There’s no doubt that state legislation is changing the way insured parties work with contractors, especially after a hail storm. In most states, roofing contractors are not allowed to “act” as public adjusters and new laws limit the involvement contractors can have on any claim. But Texas choosing to prosecute a roofing company based on contract language opens the door for them to do this again to others and prompt states, like Florida with similar public adjusting laws, to do the same.
Particularly at risk are contractors that use language like what Lon Smith put in contracts and those who aren’t familiar with the state’s insurance laws. Also facing a possible reckoning, of course, are contractors that know the law and deliberately try to skirt or flout it.

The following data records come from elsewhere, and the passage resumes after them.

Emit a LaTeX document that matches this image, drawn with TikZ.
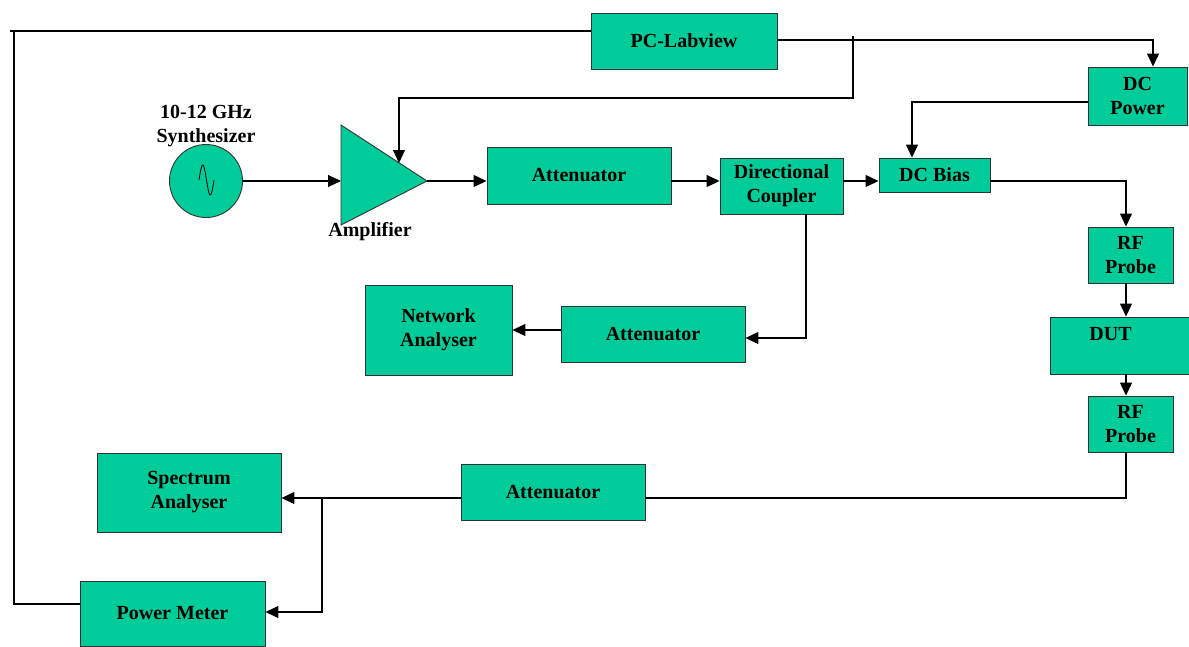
\documentclass[tikz,border=0pt]{standalone}
\usepackage{fontspec}
\setmainfont{Liberation Serif}
\usetikzlibrary{arrows.meta,positioning,calc}
\definecolor{boxgreen}{RGB}{0,204,153}
\definecolor{boxline}{RGB}{50,50,50}

\begin{document}
\begin{tikzpicture}[x=1pt,y=-1pt,
  blk/.style={draw=boxline,line width=0.9pt,fill=boxgreen,align=center,
    font=\fontsize{20}{24}\selectfont\bfseries,inner sep=0pt},
  wire/.style={black,line width=1.1pt},
  arr/.style={wire,-{Triangle[length=13pt,width=12pt]}},
  lbl/.style={align=center,font=\fontsize{20}{24}\selectfont\bfseries}
]
\useasboundingbox (0,0) rectangle (1189,646);

% blocks
\node[blk,minimum width=186pt,minimum height=56pt] (pc) at (684,41) {PC-Labview};
\node[blk,minimum width=99pt,minimum height=58pt] (dcpower) at (1137.5,96) {DC\\Power};
\node[blk,circle,minimum size=73pt] (synth) at (206,181) {};
\node[lbl] (synthlbl) at (206,126) {10-12 GHz\\Synthesizer};
\node[blk,minimum width=184pt,minimum height=57pt] (att1) at (579,175.5) {Attenuator};
\node[blk,minimum width=123pt,minimum height=56pt] (coupler) at (781.5,186) {Directional\\Coupler};
\node[blk,minimum width=111pt,minimum height=34pt] (dcbias) at (934.5,175) {DC Bias};
\node[blk,minimum width=85pt,minimum height=56pt] (probe1) at (1130.5,255) {RF\\Probe};
\node[blk,minimum width=139pt,minimum height=57pt] (dut) at (1119.5,345.5) {\hspace*{-18pt}DUT\\\mbox{}};
\node[blk,minimum width=85pt,minimum height=56pt] (probe2) at (1130.5,424) {RF\\Probe};
\node[blk,minimum width=147pt,minimum height=90pt] (netan) at (438.5,330) {Network\\Analyser};
\node[blk,minimum width=184pt,minimum height=56pt] (att2) at (653,334) {Attenuator};
\node[blk,minimum width=184pt,minimum height=56pt] (att3) at (553,492) {Attenuator};
\node[blk,minimum width=184pt,minimum height=79pt] (spec) at (189,492.5) {Spectrum\\Analyser};
\node[blk,minimum width=185pt,minimum height=65pt] (power) at (172.5,613.5) {Power Meter};

% amplifier
\draw[draw=boxline,line width=0.9pt,fill=boxgreen] (341,125) -- (427,181) -- (341,225) -- cycle;
\coordinate (ampin) at (341,181);
\coordinate (ampout) at (427,181);
\coordinate (ampbias) at (399,163);
\node[lbl] (amplbl) at (370,232) {Amplifier};

% sine in the synthesizer
\draw[wire,line width=0.8pt,domain=0:15,samples=40,smooth]
  plot ({199+\x},{180-15*sin(24*\x)});

% control lines
\coordinate (ctl) at (14,31);
\coordinate (ctlb) at (14,604);
\coordinate (bus) at (1153,40);
\coordinate (tee) at (853,36);
\coordinate (bias) at (912,102);
\draw[wire] (pc.west |- ctl) -- (10,31);
\draw[wire] (ctl) -- (ctlb) -- (ctlb -| power.west);
\draw[arr] (pc.east |- bus) -- (bus) -- (bus |- dcpower.north);
\draw[arr] (tee) |- (ampbias |- 0,98) -- (ampbias);
\draw[arr] (dcpower.west |- bias) -- (bias) -- (bias |- dcbias.north);

% rf path
\coordinate (rf) at (0,181);
\draw[arr] (synth.east) -- (ampin);
\draw[arr] (ampout) -- (ampout -| att1.west);
\draw[arr] (att1.east |- rf) -- (coupler.west |- rf);
\draw[arr] (coupler.east |- rf) -- (dcbias.west |- rf);
\draw[arr] (dcbias.east |- rf) -| (1126,0 |- probe1.north);
\draw[arr] (probe1.south -| 1126,0) -- (1126,0 |- dut.north);
\draw[arr] (dut.south -| 1126,0) -- (1126,0 |- probe2.north);
\coordinate (cpl) at (806,214);
\draw[arr] (cpl) |- (att2.east |- 0,338);
\draw[arr] (att2.west |- netan.east) -- (netan.east);

% output side
\coordinate (tap) at (322,498);
\draw[wire] (probe2.south -| 1126,0) |- (att3.east |- tap);
\draw[arr] (att3.west |- tap) -- (spec.east |- tap);
\draw[arr] (tap) |- (power.east |- 0,612);
\end{tikzpicture}
\end{document}
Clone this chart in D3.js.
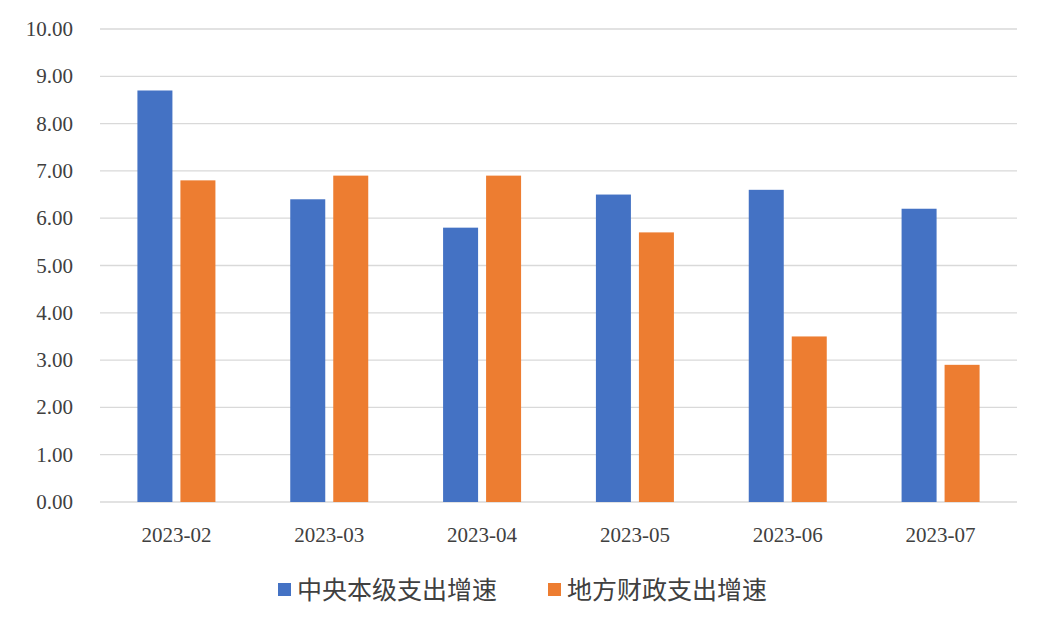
<!DOCTYPE html>
<html><head><meta charset="utf-8">
<script src="https://cdn.jsdelivr.net/npm/d3@7"></script>
<style>body{margin:0;background:#fff}</style>
</head><body>
<svg id="chart" width="1038" height="618"></svg>
<script>
var months = ["2023-02", "2023-03", "2023-04", "2023-05", "2023-06", "2023-07"],
	central = [8.7, 6.4, 5.8, 6.5, 6.6, 6.2],
	local = [6.8, 6.9, 6.9, 5.7, 3.5, 2.9],
	seriesNames = ["中央本级支出增速", "地方财政支出增速"],
	colors = ["#4472c4", "#ed7d31"],
	yTicks = [0, 1, 2, 3, 4, 5, 6, 7, 8, 9, 10];

var svg = d3.select("#chart"),
	plotLeft = 100, plotRight = 1017, plotTop = 29, plotBottom = 502;

var x = d3.scaleBand().domain(months).range([plotLeft, plotRight]);
var y = d3.scaleLinear().domain([0, 10]).range([plotBottom, plotTop]);
var barW = 35, gap = 8;

svg.append("g").selectAll("line").data(yTicks).join("line")
	.attr("x1", plotLeft).attr("x2", plotRight)
	.attr("y1", function(d) { return y(d); }).attr("y2", function(d) { return y(d); })
	.attr("stroke", "#d9d9d9").attr("stroke-width", 1.3);

svg.append("g").selectAll("text").data(yTicks).join("text")
	.attr("x", 73).attr("y", function(d) { return y(d) + 7; })
	.attr("text-anchor", "end")
	.attr("font-family", "Liberation Serif").attr("font-size", 21).attr("fill", "#404040")
	.text(function(d) { return d3.format(".2f")(d); });

[central, local].forEach(function(vals, s) {
	svg.append("g").selectAll("rect").data(vals).join("rect")
		.attr("x", function(d, i) {
			var c = x(months[i]) + x.bandwidth() / 2;
			return s === 0 ? c - gap / 2 - barW : c + gap / 2;
		})
		.attr("y", function(d) { return y(d); })
		.attr("width", barW)
		.attr("height", function(d) { return plotBottom - y(d); })
		.attr("fill", colors[s]);
});

svg.append("g").selectAll("text").data(months).join("text")
	.attr("x", function(d) { return x(d) + x.bandwidth() / 2; })
	.attr("y", 542)
	.attr("text-anchor", "middle")
	.attr("font-family", "Liberation Serif").attr("font-size", 21).attr("fill", "#404040")
	.text(function(d) { return d; });

var legX = [278, 548];
seriesNames.forEach(function(n, i) {
	svg.append("rect").attr("x", legX[i]).attr("y", 583).attr("width", 13).attr("height", 13).attr("fill", colors[i]);
	svg.append("text").attr("x", legX[i] + 19).attr("y", 599)
		.attr("font-family", "Noto Sans CJK SC").attr("font-size", 25).attr("fill", "#404040")
		.text(n);
});
</script>
</body></html>
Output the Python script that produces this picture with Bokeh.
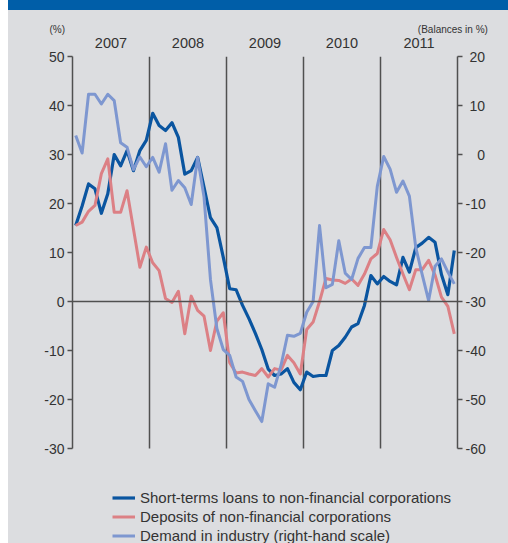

The Problem With Contract Language
Most contracts are confusing. The language is too complex and long-winded for most. In one study, 90% of consumers accept legal terms without reading them. If it’s been a while since you have glanced over your own contract with policyholders, now’s the time to read every single word.
If the District Court verdict stands, the law suit against Lon Smith Roofing will have been tried and won on the interpretation of a single verb: pursue. The Lon Smith contract in question stated that they would “pursue homeowners’ best interest for all repairs, at a price agreeable to the insurance company and [Lon Smith], and at no additional cost to the homeowner except the insurance deductible and upgrades.”
But does “pursue” really mean “advocate”?
According to the Tarrant County District Court it does. The court’s interpretation of that phrase will likely have a serious and chilling effect on the willingness of the contractors to continue providing construction services to property owners.
The Best Way To Protect Your Roofing Company?
Review and/or update the contracts you have policyholders sign right now. Having them reviewed by a qualified professional or legal team versed in construction law. Remove any language that could imply insurance negotiation will take place on behalf of a homeowner or policy holder. For any contractor thinking of moving to Texas, know and follow the laws in place to avoid potential (and costly) issues.